I would, however, recommend the tour be limited to local Vietnamese professionals and perhaps the foreign professionals living and working in Vietnam. They should not allow visiting professionals from other ASEAN countries to join the events, simply because local kids cannot compete against them – yet. There’s no doubt they will lift their game, but confidence is needed first.

Maybe they can open events to outsiders in a few years, but not from the beginning. Nobody wants to see some hotshot Asian Tour player from Malaysia, Thailand or Singapore swoop in, grab the cash and leave. It’s not a fair competition as these other pros have a lot of regional and international tournament experience under their belts. The local kids don’t.

So, the first and arguably the most important thing, is to line up sponsors for the events. Without money, the tour is a non-starter. There is no doubt sponsoring a golf tournament, even a local one, is good exposure for companies.
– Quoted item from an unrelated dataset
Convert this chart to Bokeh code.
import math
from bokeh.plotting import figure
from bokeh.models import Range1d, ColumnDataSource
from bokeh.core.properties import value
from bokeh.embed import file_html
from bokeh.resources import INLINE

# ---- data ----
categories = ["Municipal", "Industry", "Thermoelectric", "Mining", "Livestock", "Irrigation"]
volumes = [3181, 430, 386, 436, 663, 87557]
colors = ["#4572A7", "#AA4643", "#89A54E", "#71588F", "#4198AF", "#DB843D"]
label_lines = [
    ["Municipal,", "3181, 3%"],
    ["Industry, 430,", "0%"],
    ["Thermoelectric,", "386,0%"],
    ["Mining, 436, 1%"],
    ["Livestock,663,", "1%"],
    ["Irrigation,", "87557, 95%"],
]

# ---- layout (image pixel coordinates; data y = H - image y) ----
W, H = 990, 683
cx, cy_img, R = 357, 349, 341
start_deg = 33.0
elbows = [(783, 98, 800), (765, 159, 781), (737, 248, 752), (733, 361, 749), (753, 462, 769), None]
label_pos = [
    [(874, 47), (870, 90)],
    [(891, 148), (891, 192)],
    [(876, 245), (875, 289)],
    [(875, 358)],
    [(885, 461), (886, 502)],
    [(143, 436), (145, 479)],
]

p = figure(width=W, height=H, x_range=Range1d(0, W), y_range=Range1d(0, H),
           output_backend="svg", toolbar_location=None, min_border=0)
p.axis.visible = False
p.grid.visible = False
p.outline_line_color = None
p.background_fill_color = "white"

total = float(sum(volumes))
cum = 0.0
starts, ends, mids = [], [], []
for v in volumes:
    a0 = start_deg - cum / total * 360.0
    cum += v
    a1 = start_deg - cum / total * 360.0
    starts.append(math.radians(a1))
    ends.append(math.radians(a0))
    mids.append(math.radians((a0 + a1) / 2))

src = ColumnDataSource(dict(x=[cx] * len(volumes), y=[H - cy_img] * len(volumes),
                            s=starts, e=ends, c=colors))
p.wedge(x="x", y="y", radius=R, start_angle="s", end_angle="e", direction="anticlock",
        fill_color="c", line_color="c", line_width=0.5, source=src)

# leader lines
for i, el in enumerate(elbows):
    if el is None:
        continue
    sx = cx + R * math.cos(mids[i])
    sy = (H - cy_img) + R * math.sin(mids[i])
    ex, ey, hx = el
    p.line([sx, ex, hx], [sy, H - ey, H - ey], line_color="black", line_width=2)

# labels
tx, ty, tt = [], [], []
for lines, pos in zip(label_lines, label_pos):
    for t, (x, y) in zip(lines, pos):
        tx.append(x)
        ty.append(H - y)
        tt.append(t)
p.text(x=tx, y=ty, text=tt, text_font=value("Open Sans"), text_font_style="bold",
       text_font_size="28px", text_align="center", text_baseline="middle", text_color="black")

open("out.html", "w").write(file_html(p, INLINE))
They often hold amateur events successfully.

Unfortunately, many companies who sponsor amateur events are not as quick to sponsor junior golf programs. So, getting them to sponsor fledgling professionals will also be difficult. It will take a concerted effort by local tour organizers.

However, the tour can also start by simply by letting the players compete for money available from the entry fees. It’s not much, but it’s a start and with such little cash available, players will have to dig down deep and play hard to get it. If anyone remembers the old “Gamma Tour” held in the south back in the 90s, it could be like that to start.

Just like the old days when the pros in Europe and America first started. There wasn’t a lot of money back then and if you didn’t finish in the top 5 or 10, you didn’t eat. Simple.

I am hopeful we can finally get a local professional tour started, because it’s the obvious next step in the evolution of golf in Vietnam.

Sadly, it’s too late for me and I don’t envision a “Senior Professional Tour” starting in Vietnam during my lifetime. So, I might play occasionally for ceremonial sake.

Sure, local foreign professionals might join an event here and there for the fun of it, but the local tour is really about developing local professionals and helping them get experience and confidence to play in regional and international events.

I will, however, volunteer my course (Trang An Golf & CC in Ninh Binh) as a tournament site if they want to come here. Yes, it must be a weekday event, but that is normal as most other countries hold local tour events as well.

But I guarantee one thing – the price will be right!